Nice one, thanks and kudos to your daughter. I was interested in what Sinead said:
Sinead O'Connor Lyrics ""Famine""
OK, I want to talk about Ireland Specifically I want to talk about the "famine" About the fact that there never really was one There was no "famine"
See, Irish people were only allowed to eat potatoes All of the other food, meat, fish, vegetables Were shipped out of the country under armed guard To England while the Irish people starved
And then, on the middle of all this They gave us money not to teach our children Irish And so we lost our history And this is what I think is still hurting me
See, we're like a child that's been battered Has to drive itself out of its head because it's frightened Still feels all the painful feelings But they lose contact with the memory
And this leads to massive self-destruction Alcoholism, drug addiction All desperate attempts at running And in its worst form becomes actual killing
And if there ever is gonna be healing There has to be remembering and then grieving So that there then can be forgiving There has to be knowledge and understanding
All the lonely people Where do they all come from
An American army regulation Says you mustn't kill more than 10% of a nation 'Cause to do so causes permanent "psychological damage" It's not permanent, but they didn't know that
Anyway, during the supposed "famine" We lost a lot more than 10% of our nation Through deaths on land or on ships of emigration But what finally broke us was not starvation But its use in the controlling of our education Schools go on about "Black 47" On and on about "The terrible famine" But what they don't say is in truth There really never was one
(Excuse me) All the lonely people (I'm sorry, excuse me) Where do they all come from (That I can tell you in one word) All the lonely people Where do they all belong
So let's take a look, shall we? The highest statistics of child abuse in the EEC And we say we're a Christian country But we've lost contact with our history See, we used to worship God as a mother We're suffering from post-traumatic stress disorder Look at all our old men in the pubs Look at all our young people on drugs
We used to worship God as a mother Now look at what we're doing to each other We've even made killers of ourselves The most child-like trusting people in the Universe And this is what's wrong with us Our history books, the parent figures lied to us I see the Irish as a race like a child That got itself bashed in the face
And if there ever is gonna be healing There has to be remembering and then grieving So that there then can be forgiving There has to be knowledge and understanding
All the lonely people Where do they all come from All the lonely people Where do they all come from
[John Hume's voice:] We stand on the brink of a great achievement In this Ireland there is no solution to be found to our disagreements by shooting each other There is no real invader here We are all Irish in all our different kinds of ways We must not, now or ever in the future, show anything to each other except tolerance, forbearance and neighbourly love
[Man's voice:] Because of our tradition everyone here knows who he is and what God expects him to do
She was right that Irish people starved so that English people didn't. Food enough to feed about 2,000,000 people was exported, a million Irish people fled for their lives and another 800,000 died of famine and its consequences. QED.The last working-class hero in England.

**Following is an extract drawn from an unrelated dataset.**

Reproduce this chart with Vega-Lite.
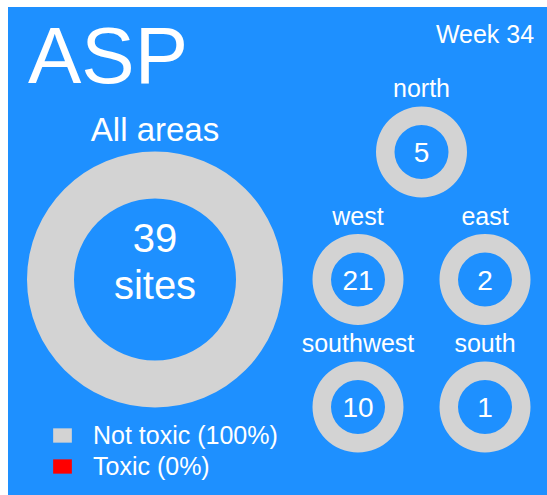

Clio the cat, ? July 1997 - 1 May 2016 Kira the cat, ? ? 2010 - 3 August 2018 Jasper the Ruffian cat ? ? ? - 4 November 2021
The trauma of it still exists in our collective memory and DNA. Through the generations our minds and bodies have been completely shaped by it. For example the rates of Haemochromatosis in Ireland are still much higher than in other European countries: https://www.irishamerica.com/2013/08/the-great-hunger-and-the-celitc-gene/
The population before the famine was 8 million and continued to plummet after it until well into the 20th century due to mass-emigration, reaching as low as 2.8 million in the Republic in 1961. The devestation on our language, culture and psyche is unprecedented in modern Europe and more akin to the destruction wrought on Indigenous societies of the Americas and Australia. That's why the Irish feel such an affinity with the Palestinians and even many of those not usually considered 'political' are horrified at what is being done to them and take to the streets. The pain is exacerbated by the fact that we haven't fully undergone our own process of decolonisation.
Thanks for elaborating Fionn. Don't know much about it, but I am getting educated .. here etc. Interesting about the DNA traces link.
When I think about potatoes and hunger, it always reminds me of Van Gogh's painting:
The potato eaters 1886
Are they drinking tea or coffee? Not the same period as Irish famine/genocide, and 20 odd years later, but I would have thought it describes the village life in this still semi-feudal Europe.
No doubt it is connected with Dutch and English colonialism, which had different timelines in different locations. The Jewel in the Crown won in the Angloshere with tea, (from China) via India/Ceylon eventually. Apologies, just speculating on the margins.
Interesting stuff about haemochromatosis, thx Fionn (nm)
Posted by Ian M on April 1, 2024, 10:36 pm, in reply to "It was a genocide."